Our works in stone, in paint, in print, are spared, some of them for a few decades or a millennium or two, but everything must finally fall in war or wear away into the ultimate and universal ash. The triumphs and the frauds, the treasures and the fakes. A fact of life. We’re going to die. ‘Be of good heart,’ cry the dead artists out of the living past. Our songs will all be silenced — but what of it? Go on singing. Maybe a man’s name doesn’t matter all that much.
— Orson Welles, F for Fake
(A hearty thanks to Greg at The Daily Grail for the welcome inspiration/provocation to post this.)
I’m not sure any scientist would describe the universe as “disposable”. The universe is an amazing, beautiful place, full of wonders. If there’s no god, that doesn’t change that.

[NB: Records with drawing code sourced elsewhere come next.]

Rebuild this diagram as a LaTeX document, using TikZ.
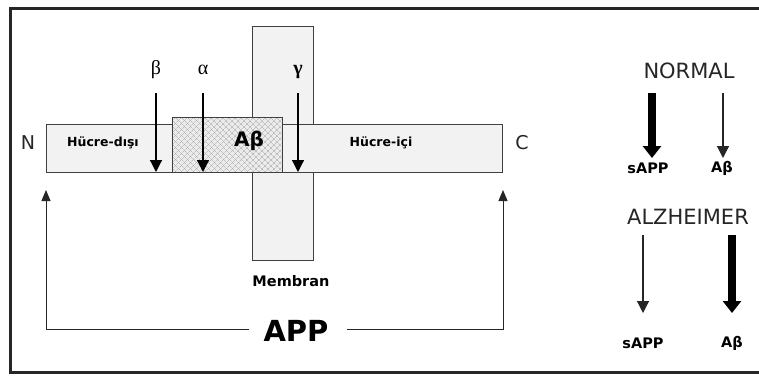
\documentclass[tikz,border=0pt]{standalone}
\usepackage{fontspec}
\setmainfont{DejaVu Sans}
\newfontfamily\grk{Liberation Serif}
\usetikzlibrary{arrows.meta,patterns.meta}
\begin{document}
\begin{tikzpicture}[x=1pt,y=-1pt,
  boxst/.style={draw=black!75,line width=1pt,fill=black!5},
  cutarr/.style={line width=1.2pt,-{Triangle[width=12pt,length=12pt]}},
  thinarr/.style={line width=1.2pt,draw=black!85,-{Triangle[width=12pt,length=12pt]}},
  thickarr/.style={line width=8pt,-{Triangle[width=18pt,length=12pt]}},
  uparr/.style={line width=1pt,draw=black!85,-{Triangle[width=9pt,length=11pt]}},
  lbl/.style={font=\bfseries\fontsize{12.5}{14}\selectfont,inner sep=0pt},
  small/.style={font=\bfseries\fontsize{14.5}{16}\selectfont,inner sep=0pt},
  big/.style={font=\fontsize{21}{24}\selectfont,inner sep=0pt,text=black!85},
  greek/.style={font=\grk\fontsize{20}{22}\selectfont,inner sep=0pt}]
\useasboundingbox (0,0) rectangle (759,375);
\fill[white] (0,0) rectangle (759,375);
% frame
\draw[line width=3pt,draw=black!85] (762,8) -- (10,8) -- (10,372) -- (762,372);
% membrane
\draw[boxst] (252,26) rectangle (313,260);
% APP bar
\draw[boxst] (46,124) rectangle (502,172);
% Abeta region
\draw[boxst,fill=black!8] (172,117) rectangle (282,172);
\fill[pattern={Lines[angle=45,distance=4pt,line width=0.35pt]},pattern color=black!35] (172.5,117.5) rectangle (281.5,171.5);
\fill[pattern={Lines[angle=-45,distance=4pt,line width=0.35pt]},pattern color=black!35] (172.5,117.5) rectangle (281.5,171.5);
\draw[draw=black!75,line width=1pt] (172,117) rectangle (282,172);
% labels in bar
\node[lbl] (hd) at (103,143) {Hücre-dışı};
\node[font=\bfseries\fontsize{20}{22}\selectfont,inner sep=0pt] (ab) at (249,141) {Aβ};
\node[lbl] (hi) at (381,143) {Hücre-içi};
\node[font=\fontsize{19}{21}\selectfont,inner sep=0pt,text=black!85] (N) at (28,143) {N};
\node[font=\fontsize{19}{21}\selectfont,inner sep=0pt,text=black!85] (C) at (522,143) {C};
\node[font=\bfseries\fontsize{14.5}{16}\selectfont,inner sep=0pt] (mem) at (291,281) {Membran};
% secretases
\node[greek] (beta) at (156,70) {β};
\node[greek] (alpha) at (203,70) {α};
\node[greek,font=\grk\bfseries\fontsize{20}{22}\selectfont] (gamma) at (298,72) {γ};
\coordinate (bT) at (156,93); \coordinate (bB) at (156,172);
\coordinate (aT) at (203,93); \coordinate (aB) at (203,172);
\coordinate (gT) at (298,93); \coordinate (gB) at (298,172);
\draw[cutarr] (bT) -- (bB);
\draw[cutarr] (aT) -- (aB);
\draw[cutarr] (gT) -- (gB);
% APP
\node[font=\bfseries\fontsize{29}{31}\selectfont,inner sep=0pt] (app) at (296,331) {APP};
\coordinate (Lb) at (46,329); \coordinate (Lt) at (46,190);
\coordinate (Rb) at (503,329); \coordinate (Rt) at (503,190);
\draw[uparr] (app.west) ++(-14,-2) -- (Lb) -- (Lt);
\draw[uparr] (app.east) ++(18,-2) -- (Rb) -- (Rt);
% right panel
\node[big] (normal) at (689,71) {NORMAL};
\node[small] (s1) at (648,168) {sAPP};
\node[small] (a1) at (722,168) {Aβ};
\coordinate (n1T) at (652,93); \coordinate (n1B) at (652,158);
\coordinate (n2T) at (723,93); \coordinate (n2B) at (723,158);
\draw[thickarr] (n1T) -- (n1B);
\draw[thinarr] (n2T) -- (n2B);
\node[big] (alz) at (688,217) {ALZHEIMER};
\node[small] (s2) at (643,343) {sAPP};
\node[small] (a2) at (732,343) {Aβ};
\coordinate (z1T) at (643,235); \coordinate (z1B) at (643,313);
\coordinate (z2T) at (732,235); \coordinate (z2B) at (732,313);
\draw[thinarr] (z1T) -- (z1B);
\draw[thickarr] (z2T) -- (z2B);
\end{tikzpicture}
\end{document}
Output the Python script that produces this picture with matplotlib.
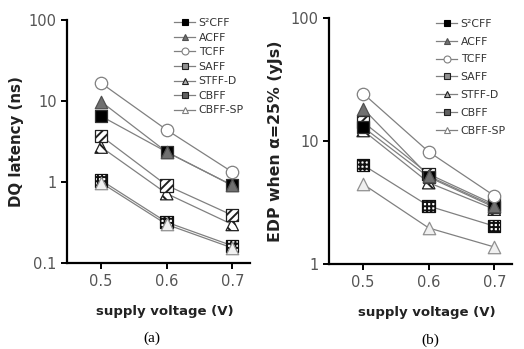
import matplotlib.pyplot as plt
from matplotlib.lines import Line2D

voltage = [0.5, 0.6, 0.7]
names = ["S²CFF", "ACFF", "TCFF", "SAFF", "STFF-D", "CBFF", "CBFF-SP"]

# (a) DQ latency, ns
latency = {
    "S²CFF":   [6.5, 2.35, 0.91],
    "ACFF":    [9.8, 2.35, 0.91],
    "TCFF":    [16.6, 4.4, 1.33],
    "SAFF":    [3.7, 0.91, 0.39],
    "STFF-D":  [2.7, 0.72, 0.30],
    "CBFF":    [1.05, 0.32, 0.164],
    "CBFF-SP": [0.98, 0.30, 0.154],
}

# (b) EDP when alpha = 25%, yJs
edp = {
    "S²CFF":   [13.0, 5.1, 2.9],
    "ACFF":    [18.4, 5.2, 2.97],
    "TCFF":    [24.4, 8.2, 3.6],
    "SAFF":    [14.3, 5.4, 3.06],
    "STFF-D":  [12.2, 4.6, 2.8],
    "CBFF":    [6.4, 2.97, 2.04],
    "CBFF-SP": [4.47, 1.97, 1.38],
}

# marker style per series: marker, face, edge, hatch
style = {
    "S²CFF":   ("s", "black", "#303030", None),
    "ACFF":    ("^", "#707070", "#505050", None),
    "TCFF":    ("o", "white", "#808080", None),
    "SAFF":    ("s", "white", "#202020", "////"),
    "STFF-D":  ("^", "white", "#202020", "\\\\\\"),
    "CBFF":    ("s", "white", "#101010", "++++"),
    "CBFF-SP": ("^", "#f0f0f0", "#909090", None),
}
# legend icon approximations
leg_style = {
    "S²CFF":   ("s", "black", "black"),
    "ACFF":    ("^", "#707070", "#505050"),
    "TCFF":    ("o", "white", "#808080"),
    "SAFF":    ("s", "#909090", "#202020"),
    "STFF-D":  ("^", "#b0b0b0", "#202020"),
    "CBFF":    ("s", "#606060", "#202020"),
    "CBFF-SP": ("^", "white", "#808080"),
}

plt.rcParams['hatch.linewidth'] = 1.4
line_col = "#808080"
tick_col = "#555555"

fig = plt.figure(figsize=(5.24, 3.49), dpi=100)
ax_a = fig.add_axes([0.128, 0.246, 0.349, 0.697])
ax_b = fig.add_axes([0.628, 0.243, 0.349, 0.705])


def draw(ax, data, ylim, yticks, yticklabels, ylabel, ylab_size, ylab_x,
         sub, sub_x, leg_top, labelspacing):
    for n in names:
        ax.plot(voltage, data[n], color=line_col, lw=0.9, zorder=1)
    order = ["CBFF", "CBFF-SP", "STFF-D", "SAFF", "S²CFF", "ACFF", "TCFF"]
    for k, n in enumerate(order):
        m, fc, ec, h = style[n]
        ax.scatter(voltage, data[n], marker=m, s=80, facecolor=fc,
                   edgecolor=ec, hatch=h, linewidths=0.9, zorder=3 + k)
    ax.set_yscale("log")
    ax.set_ylim(*ylim)
    ax.set_xlim(0.448, 0.727)
    ax.set_yticks(yticks)
    ax.set_yticklabels(yticklabels)
    ax.minorticks_off()
    ax.set_xticks(voltage)
    ax.set_xticklabels(["0.5", "0.6", "0.7"])
    for s in ["top", "right"]:
        ax.spines[s].set_visible(False)
    for s in ["left", "bottom"]:
        ax.spines[s].set_linewidth(1.6)
    ax.tick_params(axis="both", colors="black", labelcolor=tick_col,
                   labelsize=10.5, width=1.4, length=4)
    ax.set_ylabel(ylabel, fontsize=ylab_size, fontweight="bold",
                  color="#222222")
    ax.yaxis.set_label_coords(ylab_x, 0.5)
    ax.set_xlabel("supply voltage (V)", fontsize=9.5, fontweight="bold",
                  color="#222222", labelpad=12, x=0.533)
    ax.text(sub_x, -0.309, sub, transform=ax.transAxes, ha="center",
            va="center", fontsize=11, family="Liberation Serif")

    handles = []
    for n in names:
        m, fc, ec = leg_style[n]
        handles.append(Line2D([0], [0], color=line_col, lw=0.9, marker=m,
                              markersize=5, markerfacecolor=fc,
                              markeredgecolor=ec, markeredgewidth=0.8))
    leg = ax.legend(handles, names, loc="upper left",
                    bbox_to_anchor=(0.56, leg_top), frameon=False,
                    fontsize=7.8, handlelength=2.0, handletextpad=0.3,
                    labelspacing=labelspacing, borderaxespad=0)
    for t in leg.get_texts():
        t.set_color("#333333")


draw(ax_a, latency, (0.1, 100), [0.1, 1, 10, 100], ["0.1", "1", "10", "100"],
     "DQ latency (ns)", 10.8, -0.235, "(a)", 0.464, 1.025, 0.42)
draw(ax_b, edp, (1, 100), [1, 10, 100], ["1", "10", "100"],
     "EDP when α=25% (yJs)", 11.3, -0.25, "(b)", 0.552, 1.015, 0.72)

fig.savefig("out.png", dpi=100)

I wonder about people who need a god in order to see the beauty in life. Mr Welles was wrong; there ARE celebrations. Every day, the wise celebrate life and the wonder of it.
Welles’ sentiment is less that there is nothing to appreciate, more so that human civilization is insignificant in the grandness of the universe and time. The entire world or “universe” we have made for ourselves could be over in just a moment, regardless of how sublime it is.